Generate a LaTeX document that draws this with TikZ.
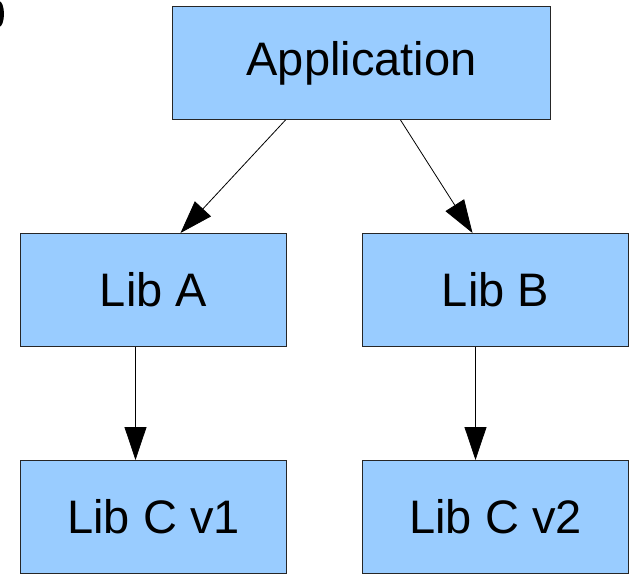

...

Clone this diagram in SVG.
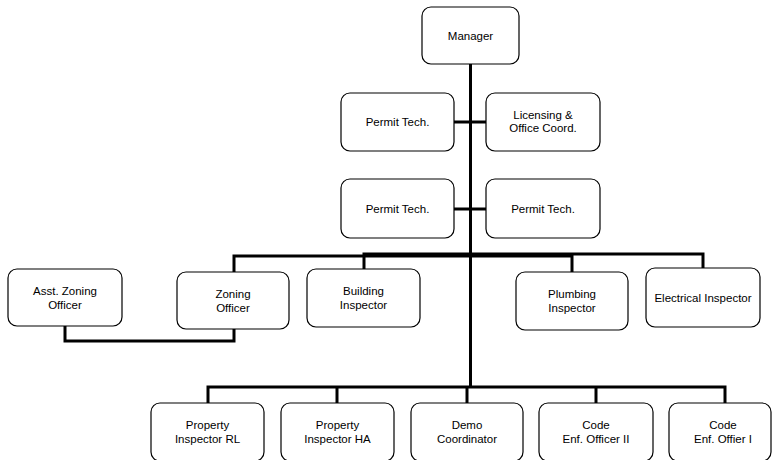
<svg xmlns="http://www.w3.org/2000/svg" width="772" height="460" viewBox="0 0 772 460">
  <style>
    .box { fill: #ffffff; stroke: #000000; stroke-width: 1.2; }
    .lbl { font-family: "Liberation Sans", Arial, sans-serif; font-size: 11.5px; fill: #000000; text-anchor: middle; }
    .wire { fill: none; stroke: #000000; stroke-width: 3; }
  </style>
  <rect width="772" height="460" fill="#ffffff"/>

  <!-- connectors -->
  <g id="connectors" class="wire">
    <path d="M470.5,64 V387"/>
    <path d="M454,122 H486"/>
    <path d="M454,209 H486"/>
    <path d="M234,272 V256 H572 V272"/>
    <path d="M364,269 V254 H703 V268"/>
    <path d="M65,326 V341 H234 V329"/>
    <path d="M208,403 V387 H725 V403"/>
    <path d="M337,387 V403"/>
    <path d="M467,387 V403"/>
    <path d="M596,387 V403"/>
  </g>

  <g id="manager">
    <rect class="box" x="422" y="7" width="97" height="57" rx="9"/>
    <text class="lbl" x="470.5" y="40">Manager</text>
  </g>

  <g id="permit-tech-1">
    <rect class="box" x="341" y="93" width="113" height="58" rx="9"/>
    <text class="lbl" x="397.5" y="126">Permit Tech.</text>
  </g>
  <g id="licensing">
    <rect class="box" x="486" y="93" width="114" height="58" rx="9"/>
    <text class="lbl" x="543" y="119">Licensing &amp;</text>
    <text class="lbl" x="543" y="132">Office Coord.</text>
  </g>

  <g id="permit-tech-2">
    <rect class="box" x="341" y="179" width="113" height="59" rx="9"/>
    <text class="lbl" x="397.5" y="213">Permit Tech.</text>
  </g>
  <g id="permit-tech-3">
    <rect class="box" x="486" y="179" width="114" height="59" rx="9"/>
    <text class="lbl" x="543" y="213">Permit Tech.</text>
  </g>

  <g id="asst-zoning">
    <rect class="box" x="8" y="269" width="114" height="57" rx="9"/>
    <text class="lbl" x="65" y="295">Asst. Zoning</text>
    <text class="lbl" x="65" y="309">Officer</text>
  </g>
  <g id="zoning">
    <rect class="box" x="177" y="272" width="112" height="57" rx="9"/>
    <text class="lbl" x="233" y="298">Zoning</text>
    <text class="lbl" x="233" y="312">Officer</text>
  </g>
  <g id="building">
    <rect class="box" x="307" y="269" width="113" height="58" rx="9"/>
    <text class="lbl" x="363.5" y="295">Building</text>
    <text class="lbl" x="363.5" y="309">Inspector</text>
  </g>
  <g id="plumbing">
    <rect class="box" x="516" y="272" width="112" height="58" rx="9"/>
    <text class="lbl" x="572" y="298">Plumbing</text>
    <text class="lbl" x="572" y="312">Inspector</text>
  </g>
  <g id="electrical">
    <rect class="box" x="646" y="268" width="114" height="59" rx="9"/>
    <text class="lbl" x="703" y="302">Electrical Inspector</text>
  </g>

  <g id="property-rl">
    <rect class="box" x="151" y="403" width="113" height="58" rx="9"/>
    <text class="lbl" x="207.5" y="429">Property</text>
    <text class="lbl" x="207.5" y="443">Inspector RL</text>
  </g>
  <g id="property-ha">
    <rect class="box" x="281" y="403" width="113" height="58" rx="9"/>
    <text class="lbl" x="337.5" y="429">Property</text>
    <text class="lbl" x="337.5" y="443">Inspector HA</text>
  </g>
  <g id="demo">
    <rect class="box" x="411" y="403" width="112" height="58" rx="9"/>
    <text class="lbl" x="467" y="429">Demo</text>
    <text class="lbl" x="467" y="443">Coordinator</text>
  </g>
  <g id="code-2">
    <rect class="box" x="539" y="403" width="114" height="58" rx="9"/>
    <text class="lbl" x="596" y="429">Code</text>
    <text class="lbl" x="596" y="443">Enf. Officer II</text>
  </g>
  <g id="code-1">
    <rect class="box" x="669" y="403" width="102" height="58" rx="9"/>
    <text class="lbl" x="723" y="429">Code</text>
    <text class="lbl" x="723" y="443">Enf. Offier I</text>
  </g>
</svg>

==

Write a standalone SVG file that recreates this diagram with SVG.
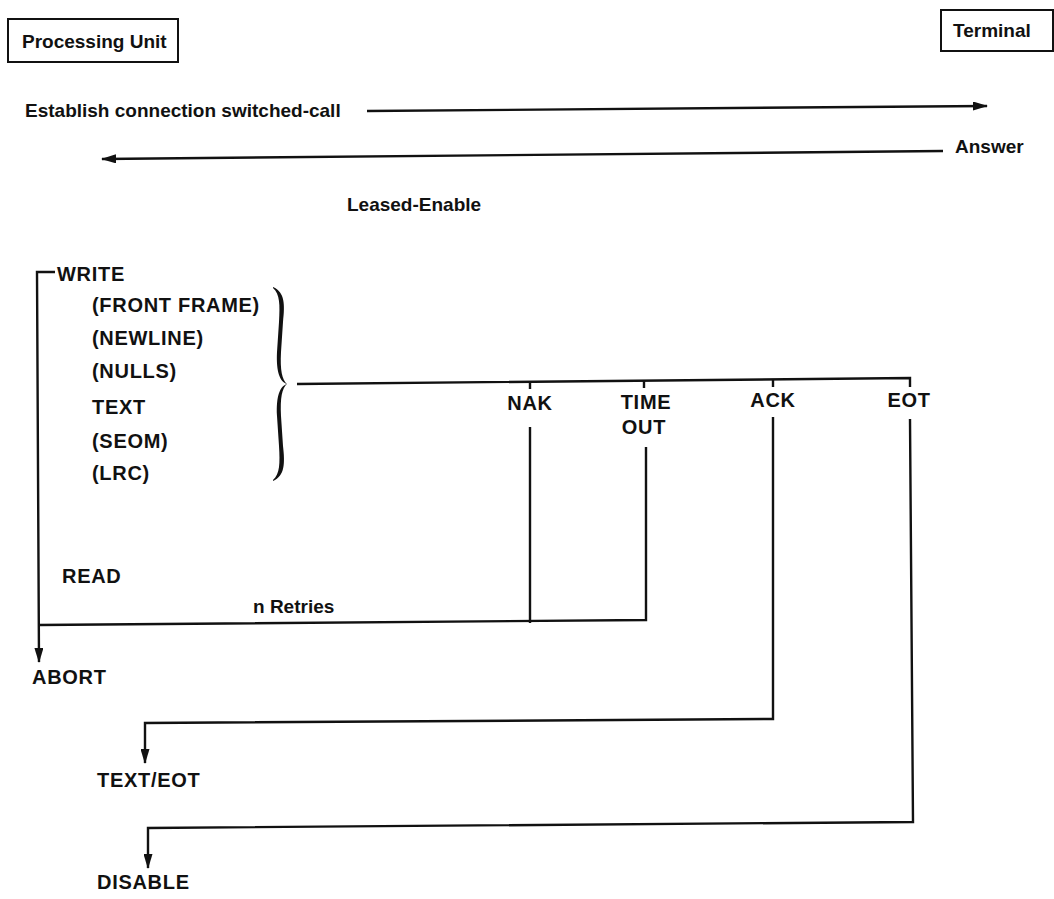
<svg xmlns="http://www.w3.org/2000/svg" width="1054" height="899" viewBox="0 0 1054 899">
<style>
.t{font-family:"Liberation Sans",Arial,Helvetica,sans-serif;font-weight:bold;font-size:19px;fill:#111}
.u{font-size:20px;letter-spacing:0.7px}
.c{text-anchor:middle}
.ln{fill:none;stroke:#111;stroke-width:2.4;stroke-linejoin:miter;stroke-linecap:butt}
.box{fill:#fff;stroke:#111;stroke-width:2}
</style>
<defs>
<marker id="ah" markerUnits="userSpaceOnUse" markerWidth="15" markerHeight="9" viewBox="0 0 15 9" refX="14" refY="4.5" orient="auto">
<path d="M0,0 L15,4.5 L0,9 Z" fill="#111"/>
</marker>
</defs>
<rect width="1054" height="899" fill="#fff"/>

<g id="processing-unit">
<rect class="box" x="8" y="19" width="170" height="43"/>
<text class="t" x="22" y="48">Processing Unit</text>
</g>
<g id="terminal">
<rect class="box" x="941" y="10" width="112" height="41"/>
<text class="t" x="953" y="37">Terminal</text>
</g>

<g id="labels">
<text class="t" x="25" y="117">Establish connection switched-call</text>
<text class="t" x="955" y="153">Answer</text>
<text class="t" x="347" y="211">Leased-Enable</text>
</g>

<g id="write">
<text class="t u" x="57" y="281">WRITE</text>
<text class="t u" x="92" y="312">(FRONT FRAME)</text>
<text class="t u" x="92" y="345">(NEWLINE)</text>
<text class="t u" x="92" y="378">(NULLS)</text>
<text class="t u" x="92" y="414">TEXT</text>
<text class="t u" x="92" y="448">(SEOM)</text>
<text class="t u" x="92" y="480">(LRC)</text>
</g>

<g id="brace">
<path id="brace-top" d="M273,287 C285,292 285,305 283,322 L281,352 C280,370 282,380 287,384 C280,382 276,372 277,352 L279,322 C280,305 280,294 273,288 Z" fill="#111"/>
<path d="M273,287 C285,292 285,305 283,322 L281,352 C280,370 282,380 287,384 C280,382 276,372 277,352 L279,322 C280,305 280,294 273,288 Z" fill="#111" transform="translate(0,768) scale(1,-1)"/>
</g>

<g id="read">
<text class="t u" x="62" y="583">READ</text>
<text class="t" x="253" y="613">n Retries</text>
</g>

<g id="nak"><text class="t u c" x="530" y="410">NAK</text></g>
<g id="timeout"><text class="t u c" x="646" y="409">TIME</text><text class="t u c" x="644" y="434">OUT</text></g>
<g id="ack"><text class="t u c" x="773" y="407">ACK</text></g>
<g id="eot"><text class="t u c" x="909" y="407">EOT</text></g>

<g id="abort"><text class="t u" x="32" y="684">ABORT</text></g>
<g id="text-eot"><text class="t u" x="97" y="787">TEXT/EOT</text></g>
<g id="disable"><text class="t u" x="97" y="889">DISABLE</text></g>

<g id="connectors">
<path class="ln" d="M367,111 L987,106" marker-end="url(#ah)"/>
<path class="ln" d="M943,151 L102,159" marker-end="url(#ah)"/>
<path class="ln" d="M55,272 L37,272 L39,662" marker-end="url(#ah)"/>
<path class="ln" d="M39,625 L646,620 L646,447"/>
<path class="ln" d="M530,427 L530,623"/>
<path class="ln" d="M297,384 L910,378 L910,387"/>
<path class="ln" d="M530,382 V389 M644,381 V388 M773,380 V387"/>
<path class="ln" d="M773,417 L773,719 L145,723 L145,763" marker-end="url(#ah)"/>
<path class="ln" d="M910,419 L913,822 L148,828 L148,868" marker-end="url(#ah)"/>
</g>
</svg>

Goal » Count the lines in the material above where the string "this" appears, then state only that count.

Solved problem » 3